▶ **PROBLEM DETAILS**:
Go through the listing below and list every line with "that".
--------------------
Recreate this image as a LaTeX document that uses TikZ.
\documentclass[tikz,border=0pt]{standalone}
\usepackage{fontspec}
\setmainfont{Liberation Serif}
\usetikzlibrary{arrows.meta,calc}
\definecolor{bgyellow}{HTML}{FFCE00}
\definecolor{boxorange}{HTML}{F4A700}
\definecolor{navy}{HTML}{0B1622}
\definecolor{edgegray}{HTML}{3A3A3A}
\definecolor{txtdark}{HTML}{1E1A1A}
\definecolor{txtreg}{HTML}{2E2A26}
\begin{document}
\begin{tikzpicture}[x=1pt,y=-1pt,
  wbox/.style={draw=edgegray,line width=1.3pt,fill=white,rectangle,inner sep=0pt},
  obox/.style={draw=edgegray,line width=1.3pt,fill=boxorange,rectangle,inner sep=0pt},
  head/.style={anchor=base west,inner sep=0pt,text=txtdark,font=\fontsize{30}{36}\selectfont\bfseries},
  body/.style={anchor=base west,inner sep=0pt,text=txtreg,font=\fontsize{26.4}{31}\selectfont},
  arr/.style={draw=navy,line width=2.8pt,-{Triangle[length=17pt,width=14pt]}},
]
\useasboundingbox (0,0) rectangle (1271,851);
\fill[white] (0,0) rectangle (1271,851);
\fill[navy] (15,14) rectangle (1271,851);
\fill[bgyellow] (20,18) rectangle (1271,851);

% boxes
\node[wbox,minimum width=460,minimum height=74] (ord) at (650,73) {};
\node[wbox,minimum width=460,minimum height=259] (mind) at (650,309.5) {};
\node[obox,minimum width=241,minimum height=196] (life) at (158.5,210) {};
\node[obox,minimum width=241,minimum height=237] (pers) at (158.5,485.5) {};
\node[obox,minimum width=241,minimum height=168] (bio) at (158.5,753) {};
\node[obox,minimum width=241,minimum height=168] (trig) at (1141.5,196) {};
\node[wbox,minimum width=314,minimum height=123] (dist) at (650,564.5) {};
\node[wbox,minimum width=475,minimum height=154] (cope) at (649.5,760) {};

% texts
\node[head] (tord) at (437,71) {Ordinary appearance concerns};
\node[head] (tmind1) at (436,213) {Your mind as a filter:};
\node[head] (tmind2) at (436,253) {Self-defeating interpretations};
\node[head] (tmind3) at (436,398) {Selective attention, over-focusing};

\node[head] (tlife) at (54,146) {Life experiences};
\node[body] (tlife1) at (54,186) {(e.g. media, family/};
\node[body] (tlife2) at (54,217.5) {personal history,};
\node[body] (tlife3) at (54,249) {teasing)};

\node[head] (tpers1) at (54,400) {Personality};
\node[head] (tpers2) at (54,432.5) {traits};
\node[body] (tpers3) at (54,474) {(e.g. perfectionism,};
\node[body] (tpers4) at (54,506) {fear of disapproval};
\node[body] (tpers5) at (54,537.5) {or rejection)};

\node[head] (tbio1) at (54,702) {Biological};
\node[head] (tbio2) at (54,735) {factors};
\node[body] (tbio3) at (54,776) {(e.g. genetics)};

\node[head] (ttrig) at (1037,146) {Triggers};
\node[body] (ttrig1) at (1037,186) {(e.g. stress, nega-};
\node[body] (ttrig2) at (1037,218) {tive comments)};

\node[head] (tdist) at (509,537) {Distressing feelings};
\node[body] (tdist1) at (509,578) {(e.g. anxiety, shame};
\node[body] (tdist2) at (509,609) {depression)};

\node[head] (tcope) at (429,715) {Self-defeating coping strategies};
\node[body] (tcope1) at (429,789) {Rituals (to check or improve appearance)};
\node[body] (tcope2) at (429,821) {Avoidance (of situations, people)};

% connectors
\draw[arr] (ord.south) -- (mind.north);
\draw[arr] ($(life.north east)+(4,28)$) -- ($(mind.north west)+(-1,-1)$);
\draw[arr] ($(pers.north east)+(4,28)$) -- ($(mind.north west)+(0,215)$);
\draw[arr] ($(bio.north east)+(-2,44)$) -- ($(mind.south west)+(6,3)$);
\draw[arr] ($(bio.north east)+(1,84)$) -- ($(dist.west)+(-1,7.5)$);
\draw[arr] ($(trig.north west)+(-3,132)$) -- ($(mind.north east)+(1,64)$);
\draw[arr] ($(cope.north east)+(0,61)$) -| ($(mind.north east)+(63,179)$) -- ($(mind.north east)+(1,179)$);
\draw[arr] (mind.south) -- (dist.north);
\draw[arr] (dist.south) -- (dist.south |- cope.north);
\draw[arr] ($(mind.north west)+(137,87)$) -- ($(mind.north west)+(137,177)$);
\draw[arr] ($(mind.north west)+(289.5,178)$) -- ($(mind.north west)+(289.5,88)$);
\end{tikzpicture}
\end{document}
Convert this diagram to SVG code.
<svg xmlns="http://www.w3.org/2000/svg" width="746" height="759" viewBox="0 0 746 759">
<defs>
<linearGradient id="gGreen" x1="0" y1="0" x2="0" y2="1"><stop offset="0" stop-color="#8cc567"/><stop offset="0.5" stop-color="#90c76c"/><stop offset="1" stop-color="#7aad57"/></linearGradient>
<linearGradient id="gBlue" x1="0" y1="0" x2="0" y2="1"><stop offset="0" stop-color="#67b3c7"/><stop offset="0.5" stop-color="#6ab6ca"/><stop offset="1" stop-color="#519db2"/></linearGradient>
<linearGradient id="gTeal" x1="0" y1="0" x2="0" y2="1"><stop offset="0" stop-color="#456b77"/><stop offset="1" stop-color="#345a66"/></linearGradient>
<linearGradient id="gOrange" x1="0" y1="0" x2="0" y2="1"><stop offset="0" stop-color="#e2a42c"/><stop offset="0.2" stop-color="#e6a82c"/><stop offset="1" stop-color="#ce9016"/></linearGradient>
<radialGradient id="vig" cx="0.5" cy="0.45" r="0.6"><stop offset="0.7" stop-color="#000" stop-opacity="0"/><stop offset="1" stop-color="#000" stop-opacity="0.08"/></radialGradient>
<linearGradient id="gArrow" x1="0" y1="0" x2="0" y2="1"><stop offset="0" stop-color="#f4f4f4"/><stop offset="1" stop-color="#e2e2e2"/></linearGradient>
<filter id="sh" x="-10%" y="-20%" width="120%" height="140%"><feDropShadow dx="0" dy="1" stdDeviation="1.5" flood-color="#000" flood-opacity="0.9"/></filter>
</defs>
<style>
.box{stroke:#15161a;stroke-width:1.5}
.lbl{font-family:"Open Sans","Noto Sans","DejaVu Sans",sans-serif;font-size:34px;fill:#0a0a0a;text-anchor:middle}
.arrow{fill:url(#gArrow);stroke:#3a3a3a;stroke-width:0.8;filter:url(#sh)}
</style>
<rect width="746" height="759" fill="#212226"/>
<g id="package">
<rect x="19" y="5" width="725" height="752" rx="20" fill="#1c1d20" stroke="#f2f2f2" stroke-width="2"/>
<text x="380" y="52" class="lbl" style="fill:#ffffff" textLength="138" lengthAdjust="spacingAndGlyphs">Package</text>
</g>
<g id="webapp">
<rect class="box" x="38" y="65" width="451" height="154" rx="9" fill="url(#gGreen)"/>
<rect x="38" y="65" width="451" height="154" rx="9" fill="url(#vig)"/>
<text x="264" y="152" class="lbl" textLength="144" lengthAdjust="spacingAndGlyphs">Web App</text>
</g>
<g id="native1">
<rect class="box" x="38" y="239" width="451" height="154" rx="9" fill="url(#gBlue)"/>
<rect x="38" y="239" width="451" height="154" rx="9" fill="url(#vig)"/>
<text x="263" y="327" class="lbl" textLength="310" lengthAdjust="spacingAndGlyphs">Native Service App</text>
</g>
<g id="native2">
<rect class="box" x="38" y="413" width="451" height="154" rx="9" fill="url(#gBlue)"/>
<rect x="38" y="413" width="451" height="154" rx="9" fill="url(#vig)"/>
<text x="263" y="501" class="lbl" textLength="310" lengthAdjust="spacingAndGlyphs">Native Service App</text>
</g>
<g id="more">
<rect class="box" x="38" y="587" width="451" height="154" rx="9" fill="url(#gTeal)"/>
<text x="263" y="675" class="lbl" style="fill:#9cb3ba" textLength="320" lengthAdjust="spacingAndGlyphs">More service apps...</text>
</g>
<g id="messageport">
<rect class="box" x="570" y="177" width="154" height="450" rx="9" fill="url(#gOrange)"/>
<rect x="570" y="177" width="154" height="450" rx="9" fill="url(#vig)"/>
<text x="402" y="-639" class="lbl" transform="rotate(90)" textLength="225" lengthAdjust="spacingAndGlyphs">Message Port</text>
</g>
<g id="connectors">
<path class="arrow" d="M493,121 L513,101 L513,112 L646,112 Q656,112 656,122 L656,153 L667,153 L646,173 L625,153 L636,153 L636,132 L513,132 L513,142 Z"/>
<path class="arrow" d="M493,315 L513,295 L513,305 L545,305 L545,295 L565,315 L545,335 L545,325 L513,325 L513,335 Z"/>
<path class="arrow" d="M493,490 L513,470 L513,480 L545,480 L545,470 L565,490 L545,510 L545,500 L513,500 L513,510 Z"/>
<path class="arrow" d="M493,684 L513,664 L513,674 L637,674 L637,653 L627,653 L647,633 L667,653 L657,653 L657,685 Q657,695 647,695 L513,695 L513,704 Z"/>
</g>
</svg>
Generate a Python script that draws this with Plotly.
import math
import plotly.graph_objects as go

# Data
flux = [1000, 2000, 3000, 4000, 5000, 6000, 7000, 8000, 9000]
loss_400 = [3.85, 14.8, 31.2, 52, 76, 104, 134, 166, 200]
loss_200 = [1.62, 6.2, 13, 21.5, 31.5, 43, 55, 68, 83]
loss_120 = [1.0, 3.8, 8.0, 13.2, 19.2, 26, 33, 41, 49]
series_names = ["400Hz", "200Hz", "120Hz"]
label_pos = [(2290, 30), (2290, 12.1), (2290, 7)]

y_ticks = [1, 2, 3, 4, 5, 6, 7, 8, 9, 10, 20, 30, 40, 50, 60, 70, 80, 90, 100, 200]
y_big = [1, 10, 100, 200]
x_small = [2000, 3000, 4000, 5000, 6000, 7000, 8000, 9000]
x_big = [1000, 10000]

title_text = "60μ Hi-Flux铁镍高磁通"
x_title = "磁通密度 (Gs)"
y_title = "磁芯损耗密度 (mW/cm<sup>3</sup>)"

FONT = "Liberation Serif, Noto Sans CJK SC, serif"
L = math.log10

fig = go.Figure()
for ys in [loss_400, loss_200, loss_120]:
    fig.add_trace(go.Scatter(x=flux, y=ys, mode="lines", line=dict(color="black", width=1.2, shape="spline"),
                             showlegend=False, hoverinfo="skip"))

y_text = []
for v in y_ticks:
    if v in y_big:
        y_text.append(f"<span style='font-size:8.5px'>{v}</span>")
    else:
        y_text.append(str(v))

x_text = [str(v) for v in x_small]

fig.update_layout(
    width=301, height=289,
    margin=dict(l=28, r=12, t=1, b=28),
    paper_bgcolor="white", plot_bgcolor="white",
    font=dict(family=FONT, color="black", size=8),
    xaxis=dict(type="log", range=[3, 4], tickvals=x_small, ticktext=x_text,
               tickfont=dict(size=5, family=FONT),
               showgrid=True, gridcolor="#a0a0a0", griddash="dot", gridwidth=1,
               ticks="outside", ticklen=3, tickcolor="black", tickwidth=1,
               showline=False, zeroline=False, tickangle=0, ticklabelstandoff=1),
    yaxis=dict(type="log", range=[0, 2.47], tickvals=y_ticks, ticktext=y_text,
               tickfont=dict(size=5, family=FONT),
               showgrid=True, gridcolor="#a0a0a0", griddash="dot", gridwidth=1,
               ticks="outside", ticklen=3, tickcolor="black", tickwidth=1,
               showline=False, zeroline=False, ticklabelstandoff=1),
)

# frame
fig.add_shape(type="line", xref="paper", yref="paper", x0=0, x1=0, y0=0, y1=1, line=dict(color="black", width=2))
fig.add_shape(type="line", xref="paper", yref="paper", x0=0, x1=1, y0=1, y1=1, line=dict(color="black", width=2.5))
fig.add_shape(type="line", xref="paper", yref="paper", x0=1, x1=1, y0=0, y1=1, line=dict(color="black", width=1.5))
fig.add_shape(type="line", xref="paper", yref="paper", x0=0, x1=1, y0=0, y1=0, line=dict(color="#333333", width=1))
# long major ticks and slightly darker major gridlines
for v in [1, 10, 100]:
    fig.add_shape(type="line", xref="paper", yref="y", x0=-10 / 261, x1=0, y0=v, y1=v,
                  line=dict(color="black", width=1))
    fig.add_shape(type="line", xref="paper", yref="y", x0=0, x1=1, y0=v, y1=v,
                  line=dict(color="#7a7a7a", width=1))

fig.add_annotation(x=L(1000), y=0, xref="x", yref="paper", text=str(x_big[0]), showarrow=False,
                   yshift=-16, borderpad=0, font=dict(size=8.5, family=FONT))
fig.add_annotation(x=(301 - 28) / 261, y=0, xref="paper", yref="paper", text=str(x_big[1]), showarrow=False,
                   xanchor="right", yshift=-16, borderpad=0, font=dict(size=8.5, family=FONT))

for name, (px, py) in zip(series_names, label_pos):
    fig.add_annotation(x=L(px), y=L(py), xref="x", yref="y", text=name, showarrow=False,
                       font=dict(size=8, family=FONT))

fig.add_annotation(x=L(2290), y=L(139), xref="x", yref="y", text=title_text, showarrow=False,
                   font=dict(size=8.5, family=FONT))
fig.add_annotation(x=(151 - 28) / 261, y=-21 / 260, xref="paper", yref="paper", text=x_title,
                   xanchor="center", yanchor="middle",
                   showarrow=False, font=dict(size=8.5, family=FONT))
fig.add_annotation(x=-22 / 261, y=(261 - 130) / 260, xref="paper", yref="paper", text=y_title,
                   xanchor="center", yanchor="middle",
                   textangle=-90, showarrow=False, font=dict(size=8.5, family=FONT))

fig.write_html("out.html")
--------------------
▶ **TASK RESULT**:
Recreate this image as a LaTeX document that uses TikZ.
Generate a Python script that draws this with Plotly.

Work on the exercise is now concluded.